Why are you going on about something, by your own admission, if you never learned anything about it?
Buttermaker wasn't teaching them to lose by throwing the championship game. They'd already had that experience is my point. He wanted to win. So did (most) of the kids, at least two players say as much when he starts substituting.
Buttermaker did what he did because he realized he'd emphasized his personal goal of beating the Yankees and their coach ahead of things like sportsmanship, team play and even the physical safety of the kids and that he'd made a mistake by doing so. He wanted to win, but no longer at the expense of integrity. So he pulls Amanda and her sore arm off the mound, he gives Rudy positive reinforcement when he gets thrown out at second (even though it really was a dumb move) and he makes sure every kid on the roster gets a chance to play in the championship game.
That final contest sums up everything that is right and wrong about kids sports. Just look at Buttermaker before and after his epiphany and you'll see the best and worst of adult behavior toward the kids in their charge.

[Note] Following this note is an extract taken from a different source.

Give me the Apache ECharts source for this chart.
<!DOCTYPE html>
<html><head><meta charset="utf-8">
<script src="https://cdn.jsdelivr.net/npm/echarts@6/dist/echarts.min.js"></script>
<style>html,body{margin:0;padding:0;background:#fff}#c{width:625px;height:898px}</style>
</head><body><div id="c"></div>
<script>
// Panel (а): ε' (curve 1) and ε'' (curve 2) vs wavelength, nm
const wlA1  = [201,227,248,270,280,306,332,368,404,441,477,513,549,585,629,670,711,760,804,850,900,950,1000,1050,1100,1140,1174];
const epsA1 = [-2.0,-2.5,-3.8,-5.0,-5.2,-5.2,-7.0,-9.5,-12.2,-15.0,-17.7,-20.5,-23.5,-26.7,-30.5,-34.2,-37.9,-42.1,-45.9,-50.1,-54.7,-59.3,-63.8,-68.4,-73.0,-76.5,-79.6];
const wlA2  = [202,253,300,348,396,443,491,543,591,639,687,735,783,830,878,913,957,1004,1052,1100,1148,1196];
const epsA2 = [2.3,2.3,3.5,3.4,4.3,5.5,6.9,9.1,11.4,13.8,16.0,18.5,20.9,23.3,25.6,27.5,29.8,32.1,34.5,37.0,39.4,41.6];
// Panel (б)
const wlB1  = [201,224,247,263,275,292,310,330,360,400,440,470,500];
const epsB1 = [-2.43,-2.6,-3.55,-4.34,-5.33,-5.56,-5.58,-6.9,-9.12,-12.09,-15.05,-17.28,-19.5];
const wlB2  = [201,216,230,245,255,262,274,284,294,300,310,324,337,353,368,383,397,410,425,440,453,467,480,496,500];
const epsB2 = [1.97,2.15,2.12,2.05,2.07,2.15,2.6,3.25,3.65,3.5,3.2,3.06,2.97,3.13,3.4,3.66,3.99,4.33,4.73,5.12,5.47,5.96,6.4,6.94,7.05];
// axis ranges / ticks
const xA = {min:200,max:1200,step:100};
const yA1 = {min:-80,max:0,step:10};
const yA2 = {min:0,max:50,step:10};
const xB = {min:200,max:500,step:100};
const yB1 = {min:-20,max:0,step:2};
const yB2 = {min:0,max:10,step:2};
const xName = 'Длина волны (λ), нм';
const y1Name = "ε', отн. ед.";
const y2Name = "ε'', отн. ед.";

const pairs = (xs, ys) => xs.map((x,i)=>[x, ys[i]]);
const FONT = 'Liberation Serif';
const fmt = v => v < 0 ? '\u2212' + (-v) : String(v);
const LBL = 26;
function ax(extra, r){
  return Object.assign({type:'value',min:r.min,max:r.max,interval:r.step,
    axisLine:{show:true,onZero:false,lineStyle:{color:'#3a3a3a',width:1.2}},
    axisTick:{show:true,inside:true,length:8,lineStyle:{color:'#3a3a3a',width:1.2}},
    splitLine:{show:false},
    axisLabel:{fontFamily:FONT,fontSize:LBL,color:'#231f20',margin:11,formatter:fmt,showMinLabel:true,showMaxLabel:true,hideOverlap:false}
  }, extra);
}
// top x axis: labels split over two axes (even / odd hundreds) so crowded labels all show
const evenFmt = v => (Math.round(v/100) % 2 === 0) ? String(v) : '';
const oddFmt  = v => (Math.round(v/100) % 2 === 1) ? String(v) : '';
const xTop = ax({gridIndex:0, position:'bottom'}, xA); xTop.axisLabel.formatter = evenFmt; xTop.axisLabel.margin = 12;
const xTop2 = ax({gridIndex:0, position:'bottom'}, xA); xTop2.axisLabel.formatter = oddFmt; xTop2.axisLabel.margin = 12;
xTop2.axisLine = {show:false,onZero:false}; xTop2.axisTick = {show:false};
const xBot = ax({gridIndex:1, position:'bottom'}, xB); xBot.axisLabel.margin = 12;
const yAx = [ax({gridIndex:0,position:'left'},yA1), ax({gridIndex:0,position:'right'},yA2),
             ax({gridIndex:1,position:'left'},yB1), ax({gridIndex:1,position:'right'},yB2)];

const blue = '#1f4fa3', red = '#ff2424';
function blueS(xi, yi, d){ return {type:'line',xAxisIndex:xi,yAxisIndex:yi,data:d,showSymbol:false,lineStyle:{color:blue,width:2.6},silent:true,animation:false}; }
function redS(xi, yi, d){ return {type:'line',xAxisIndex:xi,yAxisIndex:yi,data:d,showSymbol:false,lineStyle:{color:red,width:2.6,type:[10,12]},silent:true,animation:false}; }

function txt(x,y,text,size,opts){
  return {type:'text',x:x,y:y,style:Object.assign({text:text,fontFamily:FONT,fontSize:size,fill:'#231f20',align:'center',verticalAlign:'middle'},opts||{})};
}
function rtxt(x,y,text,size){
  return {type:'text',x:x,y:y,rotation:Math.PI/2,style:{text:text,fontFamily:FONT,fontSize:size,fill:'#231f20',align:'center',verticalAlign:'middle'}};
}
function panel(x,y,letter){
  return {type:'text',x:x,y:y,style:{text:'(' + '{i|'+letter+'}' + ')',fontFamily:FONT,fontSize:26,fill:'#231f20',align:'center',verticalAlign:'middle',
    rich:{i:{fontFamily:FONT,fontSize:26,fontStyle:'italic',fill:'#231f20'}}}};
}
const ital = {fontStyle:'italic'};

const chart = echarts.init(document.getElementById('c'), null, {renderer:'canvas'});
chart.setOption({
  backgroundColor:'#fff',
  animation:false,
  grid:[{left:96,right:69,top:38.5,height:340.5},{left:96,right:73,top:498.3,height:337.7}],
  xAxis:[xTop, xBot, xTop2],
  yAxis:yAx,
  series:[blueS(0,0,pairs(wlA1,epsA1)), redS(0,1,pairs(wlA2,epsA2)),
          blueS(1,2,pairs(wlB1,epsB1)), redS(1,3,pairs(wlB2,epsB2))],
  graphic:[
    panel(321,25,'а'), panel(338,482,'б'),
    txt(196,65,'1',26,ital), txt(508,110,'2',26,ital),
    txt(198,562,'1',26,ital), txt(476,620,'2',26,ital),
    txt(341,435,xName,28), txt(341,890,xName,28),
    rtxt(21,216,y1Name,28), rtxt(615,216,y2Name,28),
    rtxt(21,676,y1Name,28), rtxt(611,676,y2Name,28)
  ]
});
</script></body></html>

It doesn't have to be athletics, you know. Adults do the same thing with any competition between kids. Chess matches, SAT scores, student elections, homecoming queens, spelling bees, talent shows, etc. Competition is a constant way of life no matter who you are, but as they say, it isn't if you win or lose, it is how you play the game. Old saw, but the bottom line for this movie, and it was beautifully said.
"You didn't come into this life just to sit around on a dugout bench, did ya?"
Never learned anything about it? I was saying that despite what they say about sports being full of lessons, the only thing I ever learned was resentment. I still feel it when I hear parents get pissed at each other over the way a stupid game went down. They do that crap in churches too. Someone eventually ends up pissing people off and then one way or another the group (formerly a team) is dissolved.